Kerkelijk cultuurpessimisme is niet van vandaag of gisteren. De kritiek erop gelukkig evenmin. Een column van Jos Moons SJ.
Nee, het valt niet mee. Het zijn moeilijke tijden… Zo praten sommige katholieken en andere christenen over de moderne cultuur. Het klinkt overtuigend. Want inderdaad, het individualisme viert hoogtij. ‘Ik’ staat centraal. Zelfs het Nederlands Elftal heeft er last van, zegt men. En de kerk – want ‘ik’ gaat alleen ter kerke als ik er zelf zin in heb. ‘Ik’ gelooft trouwens ook alleen waar ik zelf in geloof. Neem dan vroeger: volle kerken, eenheid in geloof, eerbied in de liturgie, een Christenheid….

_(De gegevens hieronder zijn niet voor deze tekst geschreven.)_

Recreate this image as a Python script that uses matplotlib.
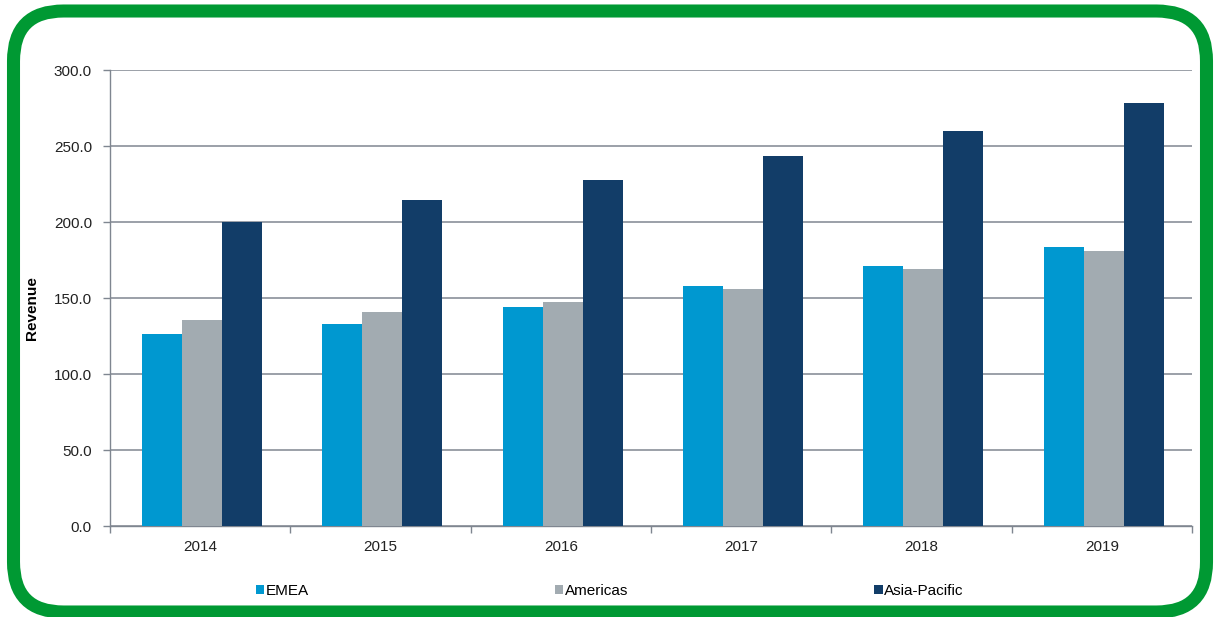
import matplotlib
matplotlib.use("Agg")
import matplotlib.pyplot as plt
from matplotlib.patches import FancyBboxPatch, Patch
import numpy as np

plt.rcParams['font.family'] = ['Liberation Sans', 'DejaVu Sans']

years = ['2014', '2015', '2016', '2017', '2018', '2019']
series_names = ['EMEA', 'Americas', 'Asia-Pacific']
emea = [126.3, 132.7, 144.0, 157.7, 171.0, 183.8]
americas = [135.5, 140.8, 147.4, 155.7, 169.0, 181.1]
asia_pacific = [200.0, 214.3, 227.6, 243.2, 260.0, 278.3]
colors = ['#0098d0', '#a2abb1', '#123d68']

W, H = 1218, 617
fig = plt.figure(figsize=(W / 100, H / 100), dpi=100)
ax = fig.add_axes([110 / W, 1 - 526 / H, (1192 - 110) / W, (526 - 70) / H])

x = np.arange(len(years))
bw = 0.222
for i, (vals, col) in enumerate(zip([emea, americas, asia_pacific], colors)):
    ax.bar(x + (i - 1) * bw + 0.01, vals, width=bw, color=col, zorder=3)

ax.set_xlim(-0.5, len(years) - 0.5)
ax.set_ylim(0, 300)
ax.set_yticks(np.arange(0, 301, 50))
ax.set_yticklabels([f'{v:.1f}' for v in np.arange(0, 301, 50)], fontsize=11, color='#222222')
ax.set_xticks(x)
ax.set_xticklabels(years, fontsize=11, color='#222222')
ax.set_xticks(np.arange(-0.5, len(years), 1), minor=True)
ax.tick_params(axis='x', which='major', length=0, pad=10)
ax.tick_params(axis='x', which='minor', length=5, color='#7f8690', width=1)
ax.tick_params(axis='y', length=5, color='#7f8690', width=1, pad=8)

ax.grid(axis='y', color='#8a9099', linewidth=1.2, zorder=0)
for s in ['top', 'right']:
    ax.spines[s].set_visible(False)
for s in ['left', 'bottom']:
    ax.spines[s].set_color('#7f8690')
    ax.spines[s].set_linewidth(1)

fig.text(32 / W, 1 - 308 / H, 'Revenue', rotation=90, fontsize=11,
         fontweight='bold', ha='center', va='center')

handles = [Patch(facecolor=c, edgecolor='none') for c in colors]
fig.legend(handles, series_names, loc='center left', bbox_to_anchor=(256 / W, 1 - 591 / H),
           ncol=3, frameon=False, fontsize=11, handlelength=0.55, handleheight=0.55,
           handletextpad=0.1, columnspacing=16.1, borderaxespad=0, borderpad=0)

# rounded green frame around the chart
border = FancyBboxPatch((13.5 / 100, (H - 612) / 100), (1206.5 - 13.5) / 100, (612 - 11) / 100,
                        boxstyle='round,pad=0,rounding_size=0.5',
                        transform=fig.dpi_scale_trans, facecolor='none',
                        edgecolor='#009933', linewidth=9.4, zorder=10)
fig.patches.append(border)

fig.savefig('out.png', dpi=100)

Kerkelijk cultuurpessimisme is niet van vandaag of gisteren. Het bestaat feitelijk al eeuwen lang – sinds achtereenvolgens de Reformatie, de Verlichting en daarna de revoluties van de 19e eeuw voortdurend kritische vragen stelde aan kerkelijke praktijken.
Maar gelukkig is ook kritiek op cultuurpessimisme niet van vandaag of gisteren. Voor mijn studie las ik pas de openingstoespraak voor het Tweede Vaticaans Concilie. Een deel ervan gaat over cultuurpessimisme. Johannes XXIII laat er geen misverstand over bestaan:
“In de dagelijkse uitoefening van Ons herderlijk ambt horen we dikwijls – wij, dat is de paus zelf – (…) de stemmen van sommigen die wel getuigen van een vurige godsdienstijver maar toch niet genoeg blijk geven van een voorzichtig oordeel. Want zij kunnen in de moderne tijd slechts ondergang en rampen zien; zij plegen te zeggen dat onze tijd in vergelijking met vroegere eeuwen steeds slechter wordt; zij gedragen zich alsof zij niets uit de geschiedenis geleerd hebben (…). Wij echter zijn van mening dat Wij het in het geheel niet eens kunnen zijn met deze onheilsprofeten, die altijd rampzalige gebeurtenissen voorspellen alsof het einde van de wereld voor de deur staat.” (Gaudet Mater Ecclesia, 15-16)
Niet toevallig was Johannes XXIII historicus. Want een van dé geneesmiddelen tegen cultuurpessimisme is de geschiedenis. Die leert dat er altijd wel wat was in de kerk. Denk bijvoorbeeld maar aan de jaren die achter ons liggen, de jaren van het Rijke Roomse Leven. Jazeker, de kerken zaten vol. Maar dat was niet per se omdat mensen allemaal van harte geloofden. Het was de groepscultuur, inclusief de dwang van conformisme en de oppervlakkigheid van de schone schijn.
Jazeker, de kerken zaten vol vroeger. Maar dat was niet per se omdat mensen allemaal van harte geloofden.
De illusie van vroeger heb ik pas met eigen ogen aanschouwd, toen ik aan de Loire verpozen mocht en chateaux bewonderen. Het kasteel van Meung sur Loire was jarenlang het buitenverblijf van de bisschoppen van Orléans. Die verbouwden het oorspronkelijke fort tot een klein Versailles. Want dat was inmiddels de mode geworden. De bisschop van Orléans als chique eigenaar van een exquis landgoed: so much voor een Gouden Gelovig Vroeger.